I'm well aware of Richard Carlson's book, Don't Sweat the Small Stuff... and it's all Small Stuff. It's an inspirational book, and it became one of the fastest-selling books of all time. It was published in 135 countries, and it spent over 101 weeks on the New York Times Best Seller list. I certainly understand the concept on an emotional level, but I do not understand it on a professional level.
Don't get me wrong; I'd love the luxury of not sweating the small stuff. It would make business life so much easier because there's a long list of small stuff that we encounter every day. Imagine if you never had to worry about things like this:
- Being on time... It takes planning to be on time. Wouldn't it be great to be on time when it is convenient for you? When you finally do show up, and you are facing the person who made sacrifices to be on time, relax. Sometimes that person might be a little angry, and sometimes not, but you can just tell them this: "Sorry I'm late. I don't sweat the small stuff."
- Finishing a project on schedule... It takes organization to finish a project on time. Wouldn't it be great to complete your work on schedule - when it's convenient for you? Why not just get close to finishing on time? Perhaps your client has been carefully coordinating multiple project schedules that involve your project, and your client expects you to finish this project on time. When you do finally complete your project, you can just say this: "Sorry I finished the project late. I just don't sweat the small stuff."
- Being thorough... It takes discipline to truly be thorough. Wouldn't it be great to be "kind of" thorough? When you turn in a project, you can just place this disclaimer at the beginning and the end of the assignment: "I don't sweat the small stuff."
Shall I go on? From the movie "Scent of a Woman," I'd like to borrow the words of Al Pacino: "I'm just gettin' warmed up!" Almost everything that we come across can either be categorized as small stuff, or layers of small stuff. How do we sift through all of the things in our lives, and then decide what should be considered "small stuff?" What a daunting task that would be, to say the least. The list may be endless, but it doesn't have to be. The trick is to remove the concept of choice because sweating the small stuff isn't a choice.
- Want to be on time? It's not a choice, and it doesn't take luck; it takes careful sweating of the small stuff, and the discipline to make being on time essential.
- Want to finish a project on schedule? It's not a choice, and it doesn't take luck; it takes meticulous sweating of the small stuff, and the discipline to complete each task as scheduled.
- Want to be thorough? It's not a choice, and it doesn't take luck; it takes discipline to sweat the small stuff, and the self-control to truly be thorough.
On a personal and emotional level, I can see that there may be a time and place for not sweating the small stuff. But in business, it's a flawed principal. As a professional speaker, I come from an industry that requires me to be in a certain town, on a certain day, at a certain time, with certain materials, dressed a certain way, with a certain presentation, supported by certain materials, delivered in a certain manner... and those are the easy days.

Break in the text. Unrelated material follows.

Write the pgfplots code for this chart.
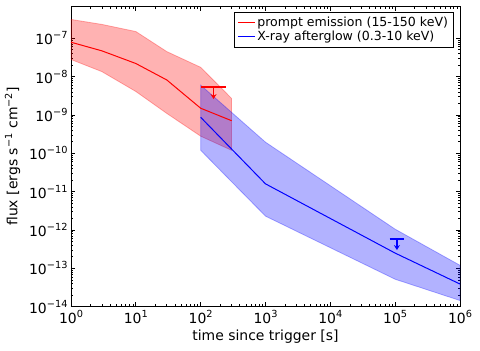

I'm encouraging you to take pride in the work you do, and that work is typically dependent on obsessing and conquering the small stuff. Anyone can sweat the big stuff: It takes a lot more to sweat the small stuff. All of the small stuff is important; it isn't up to you to determine what small stuff to dismiss. My words of advice are this: When it comes to your professional life, please sweat all of the small stuff.